◆ Task instructions ◆
Output every line exactly as written. Leave out pictures.

** begin Supplied information **

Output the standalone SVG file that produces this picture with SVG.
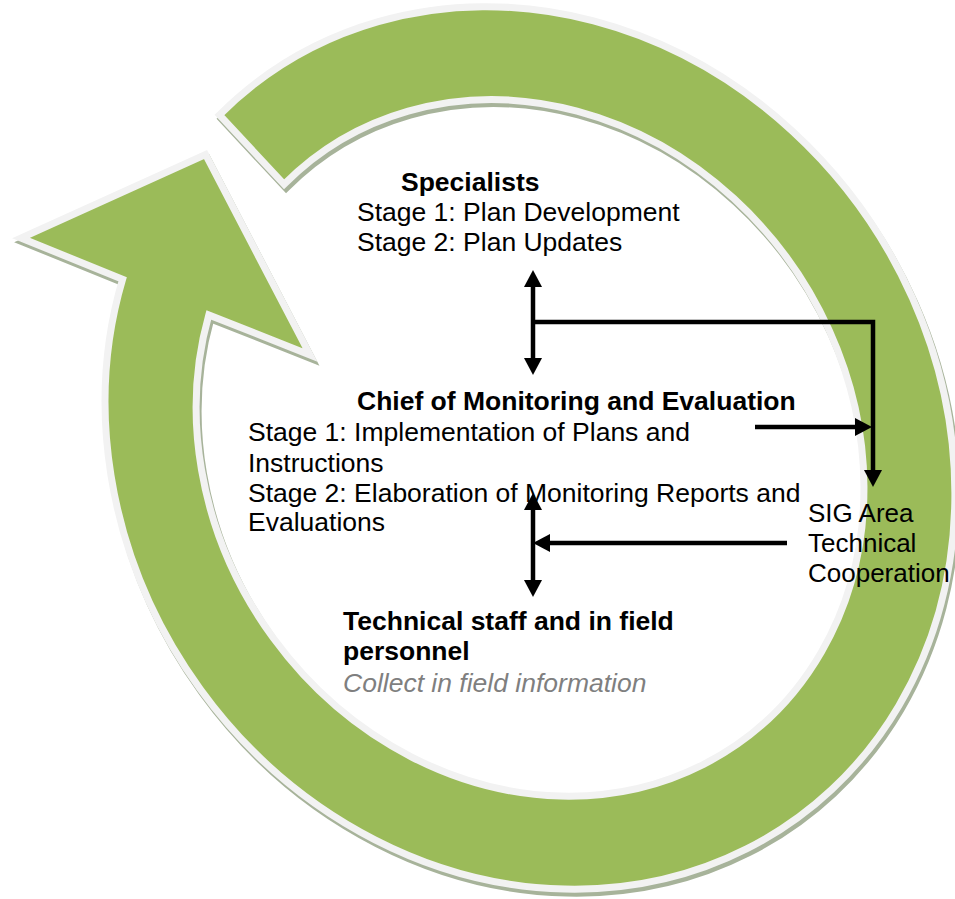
<svg xmlns="http://www.w3.org/2000/svg" xmlns:xlink="http://www.w3.org/1999/xlink" width="955" height="899" viewBox="0 0 955 899">
  <style>
    .ring { fill: #9bbb59; stroke: #f2f2f2; stroke-width: 7; stroke-linejoin: miter; stroke-miterlimit: 10; }
    .shadow { fill: #a7b39a; stroke: #a7b39a; stroke-width: 7; stroke-linejoin: miter; stroke-miterlimit: 10; }
    text { font-family: "Liberation Sans", Arial, sans-serif; font-size: 26.5px; fill: #000; }
    .b { font-weight: bold; }
    .note { font-style: italic; fill: #7f7f7f; }
    .sig { font-size: 26px; }
    .conn { fill: none; stroke: #000; stroke-width: 4.5; stroke-linejoin: miter; }
  </style>
  <defs>
    <path id="ringPath" d="M219.4,114.9 A456.5,408.5 55 1 1 122.6,279.3 L21,238 L205.5,154.5 L310,355 L208.8,314.9 A361.5,319.5 55 1 0 284.1,184.3 Z"/>
    <marker id="ah" viewBox="0 0 17 18" markerUnits="userSpaceOnUse" markerWidth="17" markerHeight="18" refX="0" refY="9" orient="auto-start-reverse">
      <path d="M0,0 L17,9 L0,18 Z" fill="#000"/>
    </marker>
  </defs>

  <g id="cycle-arrow">
    <use xlink:href="#ringPath" class="shadow" transform="translate(2,4)"/>
    <use xlink:href="#ringPath" class="ring"/>
  </g>

  <g id="specialists">
    <text class="b" x="401" y="191">Specialists</text>
    <text x="357" y="221">Stage 1: Plan Development</text>
    <text x="357" y="251">Stage 2: Plan Updates</text>
  </g>

  <g id="chief">
    <text class="b" x="357" y="410">Chief of Monitoring and Evaluation</text>
    <text x="248" y="441">Stage 1: Implementation of Plans and</text>
    <text x="248" y="472">Instructions</text>
    <text x="248" y="502">Stage 2: Elaboration of Monitoring Reports and</text>
    <text x="248" y="531">Evaluations</text>
  </g>

  <g id="technical">
    <text class="b" x="343" y="630">Technical staff and in field</text>
    <text class="b" x="343" y="660">personnel</text>
    <text class="note" x="343" y="692">Collect in field information</text>
  </g>

  <g id="sig">
    <text class="sig" x="808" y="522">SIG Area</text>
    <text class="sig" x="808" y="552">Technical</text>
    <text class="sig" x="808" y="582">Cooperation</text>
  </g>

  <g id="connectors">
    <path class="conn" d="M533,287 V358" marker-start="url(#ah)" marker-end="url(#ah)"/>
    <path class="conn" d="M533,322 H873 V470" marker-end="url(#ah)"/>
    <path class="conn" d="M755,427 H855" marker-end="url(#ah)"/>
    <path class="conn" d="M533,510 V580" marker-start="url(#ah)" marker-end="url(#ah)"/>
    <path class="conn" d="M787,543 H550" marker-end="url(#ah)"/>
  </g>
</svg>
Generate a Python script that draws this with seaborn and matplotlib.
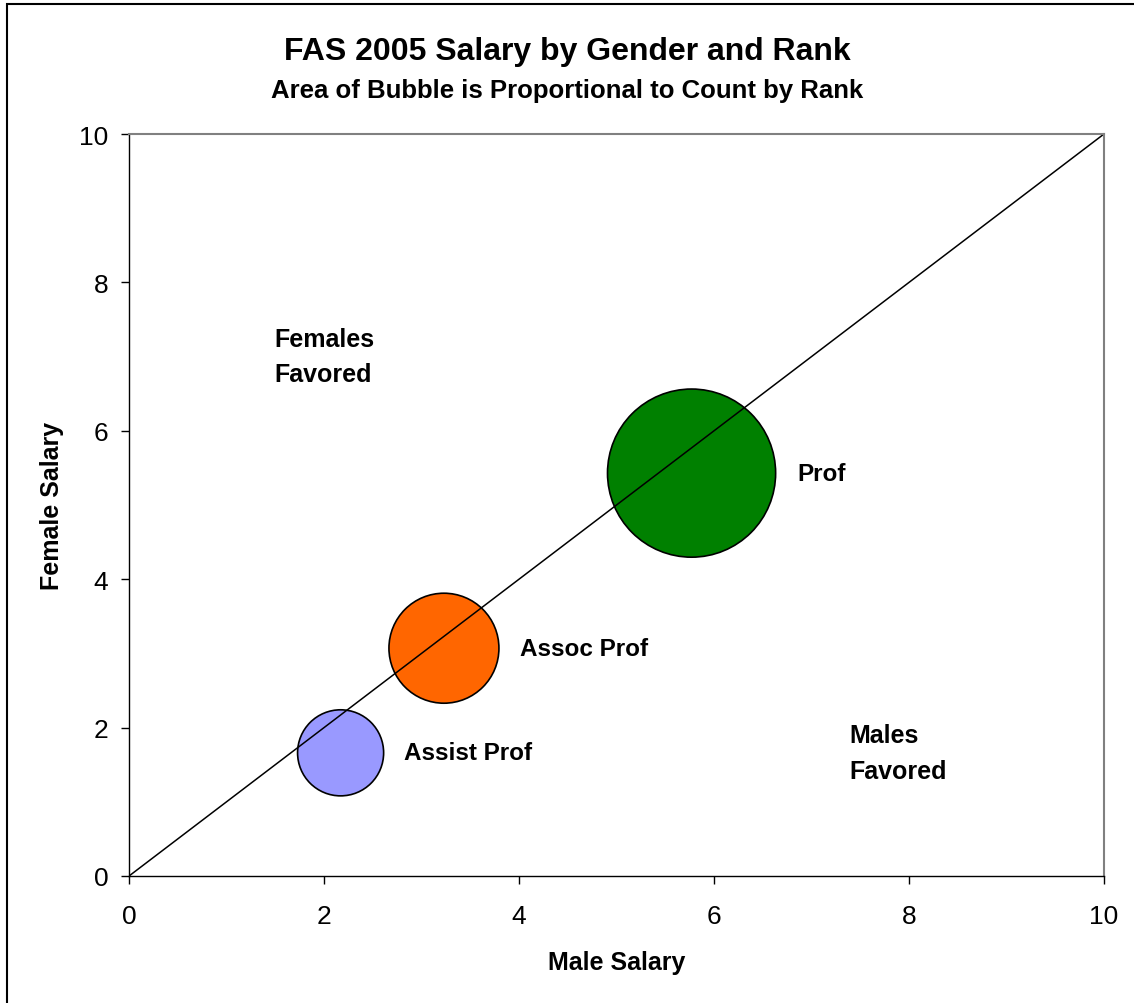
import matplotlib
matplotlib.use("Agg")
import matplotlib.pyplot as plt
import seaborn as sns
import pandas as pd
from matplotlib.patches import Rectangle

# Salary data (male vs female) by rank; bubble area proportional to headcount
ranks = ["Assist Prof", "Assoc Prof", "Prof"]
male_salary = [2.17, 3.23, 5.77]
female_salary = [1.66, 3.07, 5.43]
counts = [120, 196, 458]
colors = ["#9999FF", "#FF6600", "#008000"]
label_x = [2.82, 4.01, 6.86]

ticks = [0, 2, 4, 6, 8, 10]

sns.set_theme(style="white")
plt.rcParams["font.family"] = ["Liberation Sans", "DejaVu Sans"]
plt.rcParams["text.color"] = "black"
plt.rcParams["axes.labelcolor"] = "black"
plt.rcParams["xtick.color"] = "black"
plt.rcParams["ytick.color"] = "black"

df = pd.DataFrame({"rank": ranks, "male": male_salary, "female": female_salary,
                   "count": counts})
area_per_person = 32.0

fig = plt.figure(figsize=(11.34, 10.04), dpi=100)
ax = fig.add_axes([0.1138, 0.1265, 0.8597, 0.739])

# equality line
ax.plot([0, 10], [0, 10], color="black", lw=1.1, zorder=1)

sns.scatterplot(data=df, x="male", y="female", hue="rank",
                palette=dict(zip(ranks, colors)),
                s=[c * area_per_person for c in counts],
                edgecolor="black", linewidth=1.2, alpha=1,
                legend=False, ax=ax, zorder=0)

for name, lx, y in zip(ranks, label_x, female_salary):
    ax.text(lx, y, name, fontsize=17.5, fontweight="bold", va="center",
            ha="left", color="black")

ax.text(1.49, 7.0, "Females\nFavored", fontsize=18, fontweight="bold",
        va="center", ha="left", linespacing=1.6, color="black")
ax.text(7.39, 1.66, "Males\nFavored", fontsize=18, fontweight="bold",
        va="center", ha="left", linespacing=1.6, color="black")

ax.set_xlim(0, 10)
ax.set_ylim(0, 10)
ax.set_xticks(ticks)
ax.set_yticks(ticks)
ax.set_xticklabels([str(t) for t in ticks], fontsize=19)
ax.set_yticklabels([str(t) for t in ticks], fontsize=19)
ax.tick_params(axis="both", direction="out", length=6, width=1,
               color="black", labelcolor="black")
ax.tick_params(axis="x", bottom=True, top=False, pad=14)
ax.tick_params(axis="y", left=True, right=False, pad=9)

for side in ["left", "bottom"]:
    ax.spines[side].set_color("black")
    ax.spines[side].set_linewidth(1.0)
for side in ["top", "right"]:
    ax.spines[side].set_color("#808080")
    ax.spines[side].set_linewidth(1.5)

ax.set_xlabel("Male Salary", fontsize=18, fontweight="bold", labelpad=16,
              color="black")
ax.set_ylabel("Female Salary", fontsize=18, fontweight="bold", labelpad=11,
              color="black")

fig.text(0.5, 0.948, "FAS 2005 Salary by Gender and Rank", ha="center",
         va="center", fontsize=23, fontweight="bold", color="black")
fig.text(0.5, 0.909, "Area of Bubble is Proportional to Count by Rank",
         ha="center", va="center", fontsize=18.5, fontweight="bold",
         color="black")

# outer frame
fig.patches.append(Rectangle((7 / 1134, -0.01), 1.02, 1.0 - 5 / 1004 + 0.01,
                             transform=fig.transFigure, fill=False,
                             edgecolor="black", linewidth=1.5))

fig.savefig("out.png", dpi=100)
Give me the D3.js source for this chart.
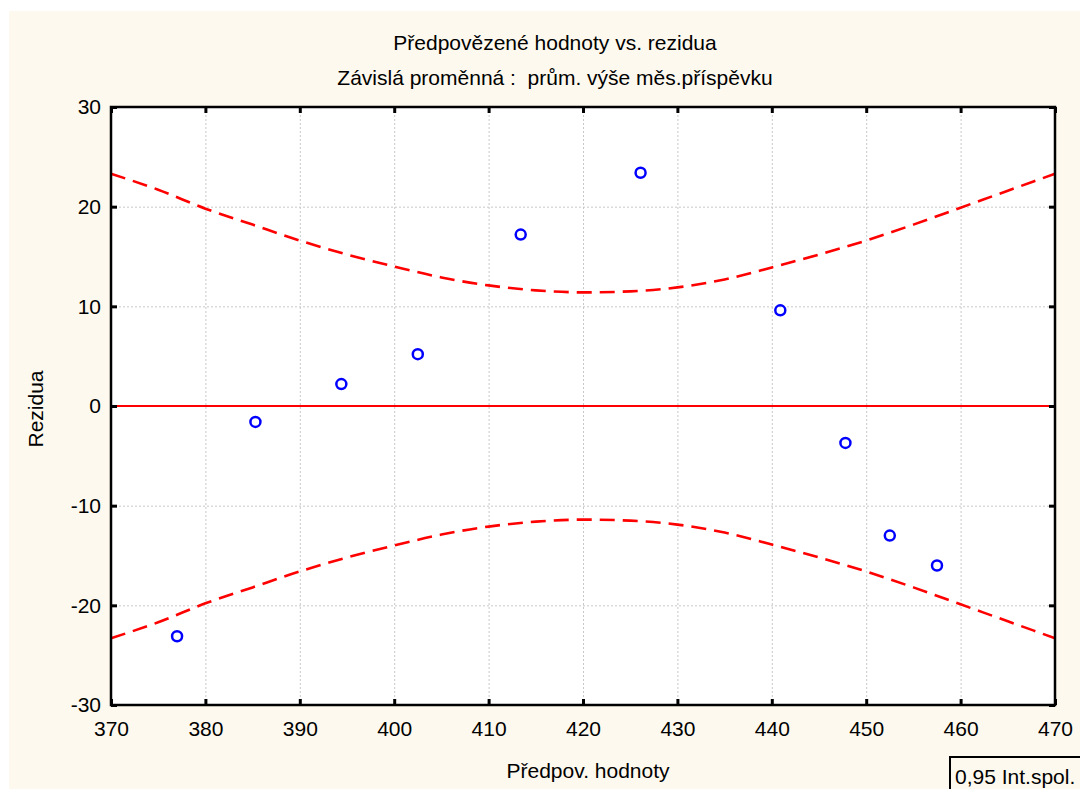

** end Supplied information **

◆ Reply to the task ◆
Output the standalone SVG file that produces this picture with SVG.
<svg xmlns="http://www.w3.org/2000/svg" xmlns:xlink="http://www.w3.org/1999/xlink" width="955" height="899" viewBox="0 0 955 899">
  <style>
    .ring { fill: #9bbb59; stroke: #f2f2f2; stroke-width: 7; stroke-linejoin: miter; stroke-miterlimit: 10; }
    .shadow { fill: #a7b39a; stroke: #a7b39a; stroke-width: 7; stroke-linejoin: miter; stroke-miterlimit: 10; }
    text { font-family: "Liberation Sans", Arial, sans-serif; font-size: 26.5px; fill: #000; }
    .b { font-weight: bold; }
    .note { font-style: italic; fill: #7f7f7f; }
    .sig { font-size: 26px; }
    .conn { fill: none; stroke: #000; stroke-width: 4.5; stroke-linejoin: miter; }
  </style>
  <defs>
    <path id="ringPath" d="M219.4,114.9 A456.5,408.5 55 1 1 122.6,279.3 L21,238 L205.5,154.5 L310,355 L208.8,314.9 A361.5,319.5 55 1 0 284.1,184.3 Z"/>
    <marker id="ah" viewBox="0 0 17 18" markerUnits="userSpaceOnUse" markerWidth="17" markerHeight="18" refX="0" refY="9" orient="auto-start-reverse">
      <path d="M0,0 L17,9 L0,18 Z" fill="#000"/>
    </marker>
  </defs>

  <g id="cycle-arrow">
    <use xlink:href="#ringPath" class="shadow" transform="translate(2,4)"/>
    <use xlink:href="#ringPath" class="ring"/>
  </g>

  <g id="specialists">
    <text class="b" x="401" y="191">Specialists</text>
    <text x="357" y="221">Stage 1: Plan Development</text>
    <text x="357" y="251">Stage 2: Plan Updates</text>
  </g>

  <g id="chief">
    <text class="b" x="357" y="410">Chief of Monitoring and Evaluation</text>
    <text x="248" y="441">Stage 1: Implementation of Plans and</text>
    <text x="248" y="472">Instructions</text>
    <text x="248" y="502">Stage 2: Elaboration of Monitoring Reports and</text>
    <text x="248" y="531">Evaluations</text>
  </g>

  <g id="technical">
    <text class="b" x="343" y="630">Technical staff and in field</text>
    <text class="b" x="343" y="660">personnel</text>
    <text class="note" x="343" y="692">Collect in field information</text>
  </g>

  <g id="sig">
    <text class="sig" x="808" y="522">SIG Area</text>
    <text class="sig" x="808" y="552">Technical</text>
    <text class="sig" x="808" y="582">Cooperation</text>
  </g>

  <g id="connectors">
    <path class="conn" d="M533,287 V358" marker-start="url(#ah)" marker-end="url(#ah)"/>
    <path class="conn" d="M533,322 H873 V470" marker-end="url(#ah)"/>
    <path class="conn" d="M755,427 H855" marker-end="url(#ah)"/>
    <path class="conn" d="M533,510 V580" marker-start="url(#ah)" marker-end="url(#ah)"/>
    <path class="conn" d="M787,543 H550" marker-end="url(#ah)"/>
  </g>
</svg>
Generate a Python script that draws this with seaborn and matplotlib.
import matplotlib
matplotlib.use("Agg")
import matplotlib.pyplot as plt
import seaborn as sns
import pandas as pd
from matplotlib.patches import Rectangle

# Salary data (male vs female) by rank; bubble area proportional to headcount
ranks = ["Assist Prof", "Assoc Prof", "Prof"]
male_salary = [2.17, 3.23, 5.77]
female_salary = [1.66, 3.07, 5.43]
counts = [120, 196, 458]
colors = ["#9999FF", "#FF6600", "#008000"]
label_x = [2.82, 4.01, 6.86]

ticks = [0, 2, 4, 6, 8, 10]

sns.set_theme(style="white")
plt.rcParams["font.family"] = ["Liberation Sans", "DejaVu Sans"]
plt.rcParams["text.color"] = "black"
plt.rcParams["axes.labelcolor"] = "black"
plt.rcParams["xtick.color"] = "black"
plt.rcParams["ytick.color"] = "black"

df = pd.DataFrame({"rank": ranks, "male": male_salary, "female": female_salary,
                   "count": counts})
area_per_person = 32.0

fig = plt.figure(figsize=(11.34, 10.04), dpi=100)
ax = fig.add_axes([0.1138, 0.1265, 0.8597, 0.739])

# equality line
ax.plot([0, 10], [0, 10], color="black", lw=1.1, zorder=1)

sns.scatterplot(data=df, x="male", y="female", hue="rank",
                palette=dict(zip(ranks, colors)),
                s=[c * area_per_person for c in counts],
                edgecolor="black", linewidth=1.2, alpha=1,
                legend=False, ax=ax, zorder=0)

for name, lx, y in zip(ranks, label_x, female_salary):
    ax.text(lx, y, name, fontsize=17.5, fontweight="bold", va="center",
            ha="left", color="black")

ax.text(1.49, 7.0, "Females\nFavored", fontsize=18, fontweight="bold",
        va="center", ha="left", linespacing=1.6, color="black")
ax.text(7.39, 1.66, "Males\nFavored", fontsize=18, fontweight="bold",
        va="center", ha="left", linespacing=1.6, color="black")

ax.set_xlim(0, 10)
ax.set_ylim(0, 10)
ax.set_xticks(ticks)
ax.set_yticks(ticks)
ax.set_xticklabels([str(t) for t in ticks], fontsize=19)
ax.set_yticklabels([str(t) for t in ticks], fontsize=19)
ax.tick_params(axis="both", direction="out", length=6, width=1,
               color="black", labelcolor="black")
ax.tick_params(axis="x", bottom=True, top=False, pad=14)
ax.tick_params(axis="y", left=True, right=False, pad=9)

for side in ["left", "bottom"]:
    ax.spines[side].set_color("black")
    ax.spines[side].set_linewidth(1.0)
for side in ["top", "right"]:
    ax.spines[side].set_color("#808080")
    ax.spines[side].set_linewidth(1.5)

ax.set_xlabel("Male Salary", fontsize=18, fontweight="bold", labelpad=16,
              color="black")
ax.set_ylabel("Female Salary", fontsize=18, fontweight="bold", labelpad=11,
              color="black")

fig.text(0.5, 0.948, "FAS 2005 Salary by Gender and Rank", ha="center",
         va="center", fontsize=23, fontweight="bold", color="black")
fig.text(0.5, 0.909, "Area of Bubble is Proportional to Count by Rank",
         ha="center", va="center", fontsize=18.5, fontweight="bold",
         color="black")

# outer frame
fig.patches.append(Rectangle((7 / 1134, -0.01), 1.02, 1.0 - 5 / 1004 + 0.01,
                             transform=fig.transFigure, fill=False,
                             edgecolor="black", linewidth=1.5))

fig.savefig("out.png", dpi=100)
Give me the D3.js source for this chart.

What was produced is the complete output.